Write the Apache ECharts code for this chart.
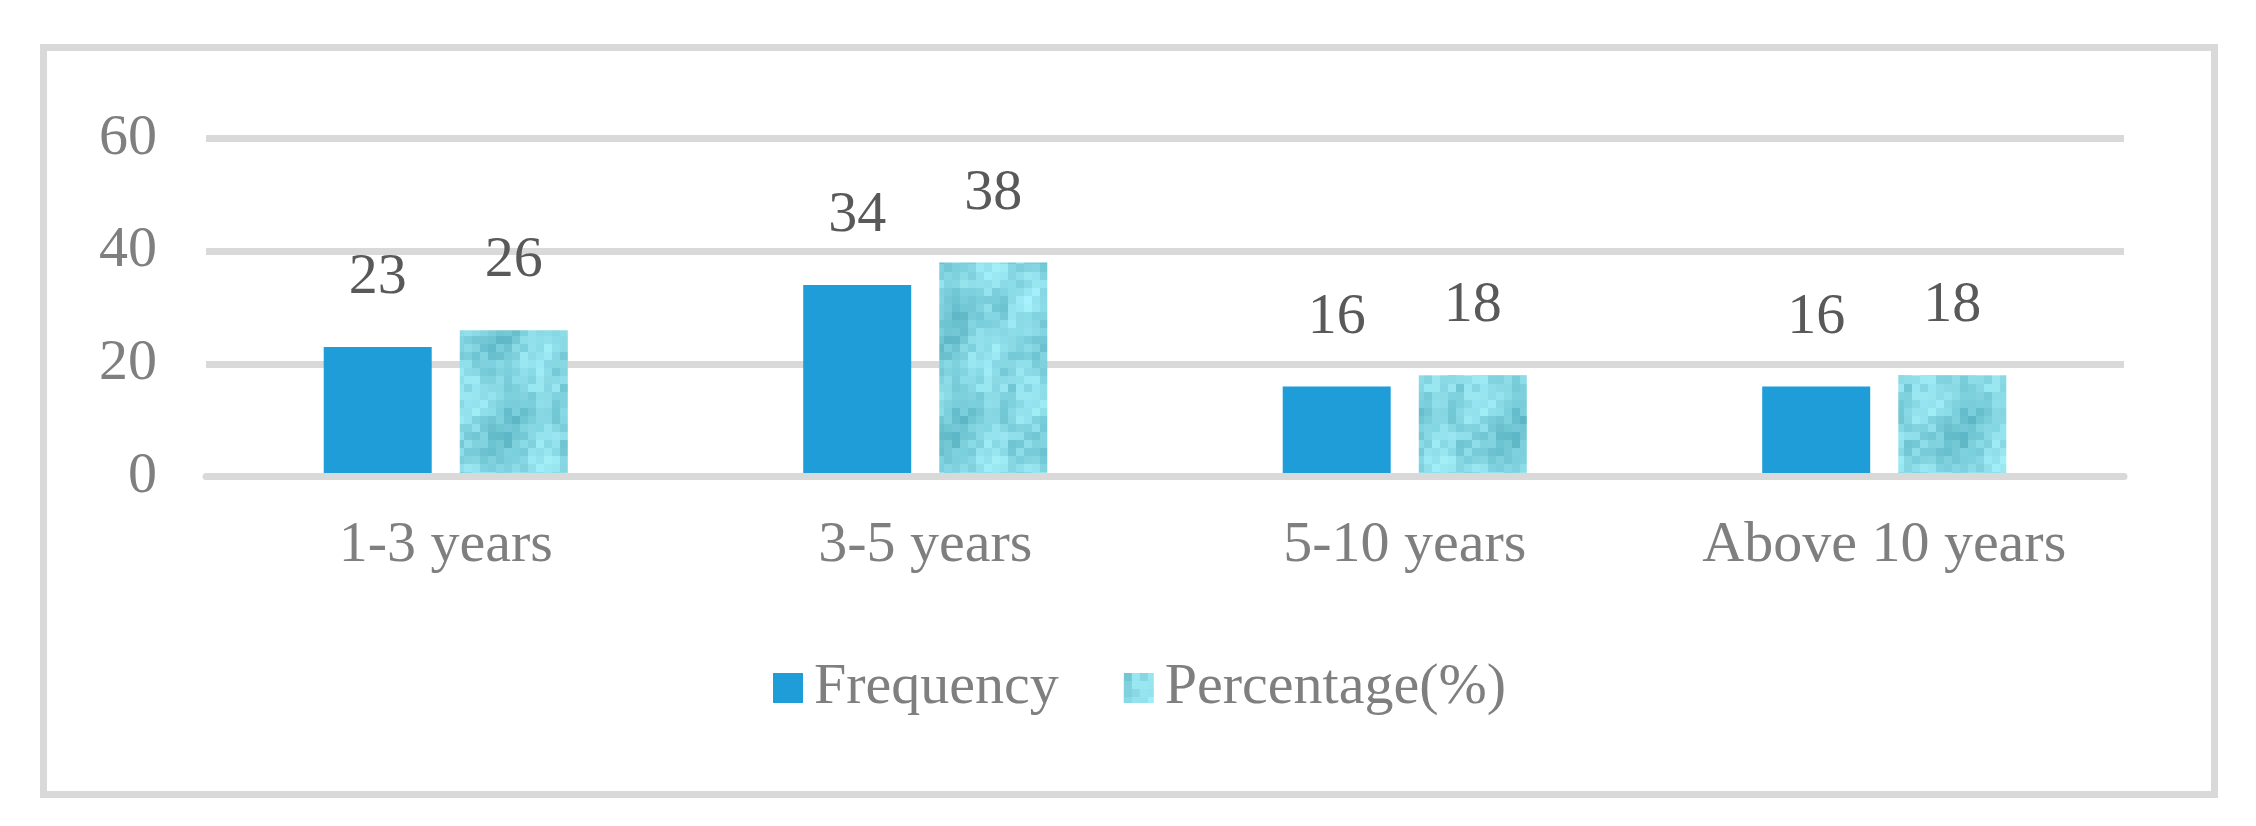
<!DOCTYPE html>
<html>
<head>
<meta charset="utf-8">
<script src="https://cdn.jsdelivr.net/npm/echarts@6/dist/echarts.min.js"></script>
<style>html,body{margin:0;padding:0;background:#fff;}#c{width:2256px;height:826px;}</style>
</head>
<body>
<div id="c"></div>
<script>
const categories = ['1-3 years', '3-5 years', '5-10 years', 'Above 10 years'];
const frequency = [23, 34, 16, 16];
const percentage = [26, 38, 18, 18];
const seriesNames = ['Frequency', 'Percentage(%)'];
const yTicks = { min: 0, max: 60, interval: 20 };

// deterministic pixelated water-like texture for the percentage bars
function makeTexture() {
  const bs = 8, nx = 14, ny = 24;
  const cv = document.createElement('canvas');
  cv.width = bs * nx; cv.height = bs * ny;
  const ctx = cv.getContext('2d');
  const dark = [86, 176, 192], light = [172, 246, 255];
  function h(i, j) { const s = Math.sin(i * 12.9898 + j * 78.233) * 43758.5453; return s - Math.floor(s); }
  for (let j = 0; j < ny; j++) {
    for (let i = 0; i < nx; i++) {
      const wave = 0.5 + 0.45 * Math.sin(i * 0.45 + j * 0.3) * Math.cos(j * 0.26 - i * 0.2);
      let t = 0.65 * wave + 0.35 * h(i, j);
      t = Math.min(1, Math.max(0, t));
      const c = dark.map((d, k) => Math.round(d + (light[k] - d) * t));
      ctx.fillStyle = 'rgb(' + c.join(',') + ')';
      ctx.fillRect(i * bs, j * bs, bs, bs);
    }
  }
  return cv;
}
const tex = makeTexture();

const FONT = '"Liberation Serif", "Times New Roman", serif';
const chart = echarts.init(document.getElementById('c'), null, { renderer: 'canvas' });
chart.setOption({
  animation: false,
  backgroundColor: '#ffffff',
  graphic: [{
    type: 'rect', z: -1,
    shape: { x: 43.5, y: 47.5, width: 2171, height: 747 },
    style: { fill: '#ffffff', stroke: '#d9d9d9', lineWidth: 7 }
  }],
  grid: { left: 206, right: 132, top: 138.5, bottom: 349.3, containLabel: false },
  legend: {
    left: 768, top: 654, padding: 5,
    itemWidth: 30, itemHeight: 30, itemGap: 65,
    icon: 'rect',
    textStyle: { fontFamily: FONT, fontSize: 58, color: '#7f7f7f', lineHeight: 58, padding: [0, 0, 0, 6] },
    data: seriesNames
  },
  xAxis: {
    type: 'category', data: categories, z: 3,
    axisLine: { show: true, lineStyle: { color: '#d9d9d9', width: 7 } },
    axisTick: { show: false },
    axisLabel: { fontFamily: FONT, fontSize: 58, lineHeight: 58, color: '#7f7f7f', margin: 40 }
  },
  yAxis: {
    type: 'value', min: yTicks.min, max: yTicks.max, interval: yTicks.interval,
    axisLine: { show: false }, axisTick: { show: false },
    splitLine: { lineStyle: { color: '#d9d9d9', width: 7 } },
    axisLabel: { fontFamily: FONT, fontSize: 58, lineHeight: 58, color: '#7f7f7f', margin: 49 }
  },
  series: [
    {
      name: seriesNames[0], type: 'bar', data: frequency, barWidth: 108, barGap: '26%',
      itemStyle: { color: '#1e9dd8' },
      label: { show: true, position: 'top', distance: 40, fontFamily: FONT, fontSize: 58, lineHeight: 58, color: '#595959' }
    },
    {
      name: seriesNames[1], type: 'bar', data: percentage, barWidth: 108, barGap: '26%',
      itemStyle: { color: { image: tex, repeat: 'repeat' } },
      label: { show: true, position: 'top', distance: 40, fontFamily: FONT, fontSize: 58, lineHeight: 58, color: '#595959' }
    }
  ]
});
</script>
</body>
</html>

* **PROBLEM REQUIREMENTS**
Write out nothing but the lines from the start of the data through the line with "60, interval: 20". Leave out the pictures.

* **EXERCISE RESPONSE**
Write the Apache ECharts code for this chart.
<!DOCTYPE html>
<html>
<head>
<meta charset="utf-8">
<script src="https://cdn.jsdelivr.net/npm/echarts@6/dist/echarts.min.js"></script>
<style>html,body{margin:0;padding:0;background:#fff;}#c{width:2256px;height:826px;}</style>
</head>
<body>
<div id="c"></div>
<script>
const categories = ['1-3 years', '3-5 years', '5-10 years', 'Above 10 years'];
const frequency = [23, 34, 16, 16];
const percentage = [26, 38, 18, 18];
const seriesNames = ['Frequency', 'Percentage(%)'];
const yTicks = { min: 0, max: 60, interval: 20 };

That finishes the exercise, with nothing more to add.